Avid Smithsoniacs and dino fans may remember bits and pieces of this story. In 2005, paleontologists Mary Schweitzer and Jack Horner were stuffing a T. rex femur inside a too-small helicopter on their way home. They cracked the bone in half to make it fit, and Schweitzer noticed a goopy residue on the 65-million-year-old insides of the bone (see the Smithsonian story). Then this April, Schweitzer and her colleagues isolated a protein called collagen from the sample, analyzed it, and found striking similarities to the collagen of modern birds.
Kaye’s contradictory opinion comes from using an electron microscope to peer at similar residues he found in different fossils. Studying fossils of 17 dinosaur and mammal species, Kaye and his team saw evidence of biofilms, or slime left behind by bacteria that grew on the bone long after the dinosaur’s death.
Where Schweitzer’s group described the remains of red blood cells, Kaye’s team thought they were seeing iron-rich structures routinely built by bacteria. (The iron content and the structures’ characteristic shape might have made them look like red blood cells in some analyses, Kaye suggested.) Kaye found these structures time and again in his samples – even in a fossilized shell, which never would have contained blood at all. Worst of all, carbon dating suggested the biofilm was as recent as 1960.
Of course, there’s still the matter of the collagen’s similarity to chickens and ostriches – a detail Schweitzer was quick to point out to reporters. And Kaye didn’t sample the T. rex in question, leaving open the chance that Schweitzer’s find was the genuine article.
Personally, I’m leaning toward believing in the extraordinary. At least until the collagen results are explained (I mean, can anyone tell me if bacteria even make collagen?) Either way, it’s fascinating to listen to the well-constructed arguments on both sides. That’s what science is all about.

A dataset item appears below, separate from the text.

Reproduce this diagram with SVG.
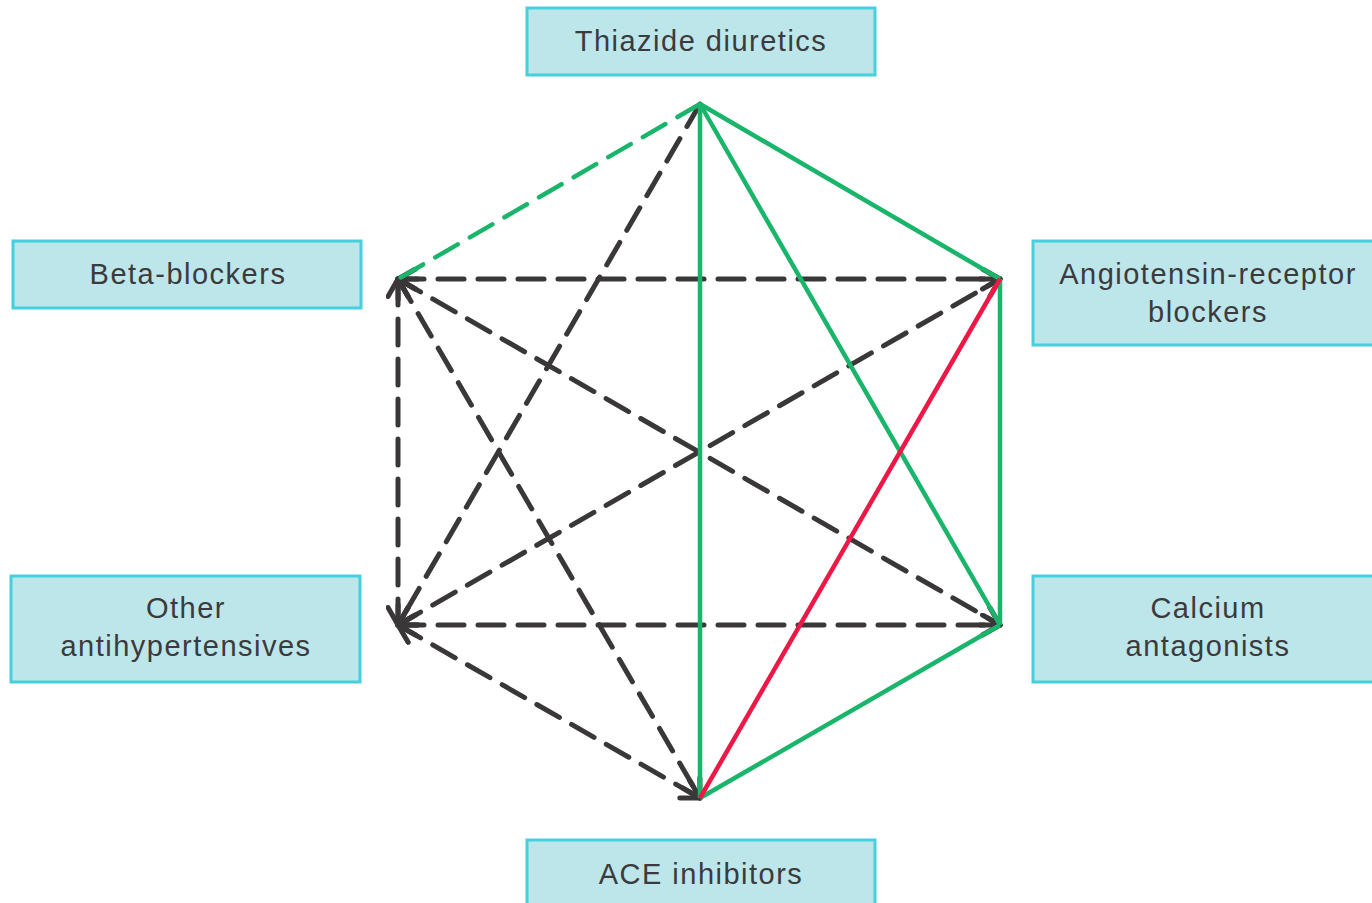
<svg xmlns="http://www.w3.org/2000/svg" width="1372" height="903" viewBox="0 0 1372 903">
<defs>
<style>
.box{fill:#bde6ea;stroke:#44d0dc;stroke-width:3}
.t{font-family:"Liberation Sans",Arial,sans-serif;font-size:29px;fill:#3b3a3c;text-anchor:middle;letter-spacing:1.5px}
.dk{stroke:#3a3739;stroke-width:5;fill:none;stroke-dasharray:26 14;stroke-linecap:round}
.g{stroke:#19b56a;stroke-width:4.5;fill:none}
.gd{stroke:#19b56a;stroke-width:4.5;fill:none;stroke-dasharray:26 14;stroke-linecap:round}
.r{stroke:#ee1846;stroke-width:4.5;fill:none}
</style>
<marker id="ah" viewBox="0 0 20 20" refX="17" refY="10" markerWidth="5" markerHeight="5" orient="auto-start-reverse" markerUnits="strokeWidth">
<path d="M3,2 L17,10 L3,18" fill="none" stroke="#3a3739" stroke-width="4" stroke-linecap="round" stroke-linejoin="round"/>
</marker>
</defs>
<rect width="1372" height="903" fill="#ffffff"/>
<g id="connectors">
<line class="dk" x1="700" y1="104" x2="398" y2="625" marker-end="url(#ah)"/>
<line class="dk" x1="398" y1="279" x2="1000" y2="279" marker-start="url(#ah)" marker-end="url(#ah)"/>
<line class="dk" x1="398" y1="279" x2="1000" y2="625" marker-start="url(#ah)" marker-end="url(#ah)"/>
<line class="dk" x1="398" y1="279" x2="700" y2="798" marker-start="url(#ah)" marker-end="url(#ah)"/>
<line class="dk" x1="398" y1="279" x2="398" y2="625" marker-start="url(#ah)" marker-end="url(#ah)"/>
<line class="dk" x1="398" y1="625" x2="1000" y2="279" marker-start="url(#ah)" marker-end="url(#ah)"/>
<line class="dk" x1="398" y1="625" x2="1000" y2="625" marker-start="url(#ah)" marker-end="url(#ah)"/>
<line class="dk" x1="398" y1="625" x2="700" y2="798" marker-start="url(#ah)" marker-end="url(#ah)"/>
<line class="gd" x1="700" y1="104" x2="398" y2="279"/>
<line class="g" x1="700" y1="104" x2="700" y2="798"/>
<line class="g" x1="700" y1="104" x2="1000" y2="279"/>
<line class="g" x1="700" y1="104" x2="1000" y2="625"/>
<line class="g" x1="1000" y1="279" x2="1000" y2="625"/>
<line class="g" x1="1000" y1="625" x2="700" y2="798"/>
<line class="r" x1="1000" y1="279" x2="700" y2="798"/>
</g>
<g id="thiazide">
<rect class="box" x="527" y="8" width="348" height="67"/>
<text class="t" x="701" y="51">Thiazide diuretics</text>
</g>
<g id="beta">
<rect class="box" x="13" y="241" width="348" height="67"/>
<text class="t" x="188" y="284">Beta-blockers</text>
</g>
<g id="arb">
<rect class="box" x="1033" y="241" width="345" height="104"/>
<text class="t" x="1208" y="284">Angiotensin-receptor</text>
<text class="t" x="1208" y="322">blockers</text>
</g>
<g id="other">
<rect class="box" x="11" y="576" width="349" height="106"/>
<text class="t" x="186" y="618">Other</text>
<text class="t" x="186" y="656">antihypertensives</text>
</g>
<g id="calcium">
<rect class="box" x="1033" y="576" width="345" height="106"/>
<text class="t" x="1208" y="618">Calcium</text>
<text class="t" x="1208" y="656">antagonists</text>
</g>
<g id="ace">
<rect class="box" x="527" y="840" width="348" height="70"/>
<text class="t" x="701" y="884">ACE inhibitors</text>
</g>
</svg>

It’s been a good week for people who look through microscopes at fossils. First off, Scientific American told us about some German scientists who discovered evidence of 400-million-year-old life trapped in seawater trapped inside volcanic rock.
Far more buzz circled around the second report: that we may be able to figure out what color dinosaurs and ancient birds were. This means that one day, paleontologist-artists may have to stop dreaming up rosy purples and outlandish greens to clothe their dinosaurs in (remember Mark Witton’s lovely pterosaurs a few posts ago?).
The evidence sat in front of them for years in the form of a powdery residue on some fossils. It was long thought to be the meaningless remains of carrion-eating bacteria, but Yale graduate student Jakob Vinther’s electron microscope revealed the powder looked exactly like the pigment-bearing sacs that occur on modern-day feathers. Nowadays, those sacs are full of melanin which give birds colors ranging from black to russet brown.
Though the work was done on fossil birds, the scientists report that similar residues from dinosaur scales and the hair of ancient mammals may reveal their colors as well. The researchers were also careful to point out that the residues didn’t contain any intact melanin (unlike the T. rex discovered in 2005 with actual protein still preserved inside a massive thigh). A hundred million years is a long time, after all.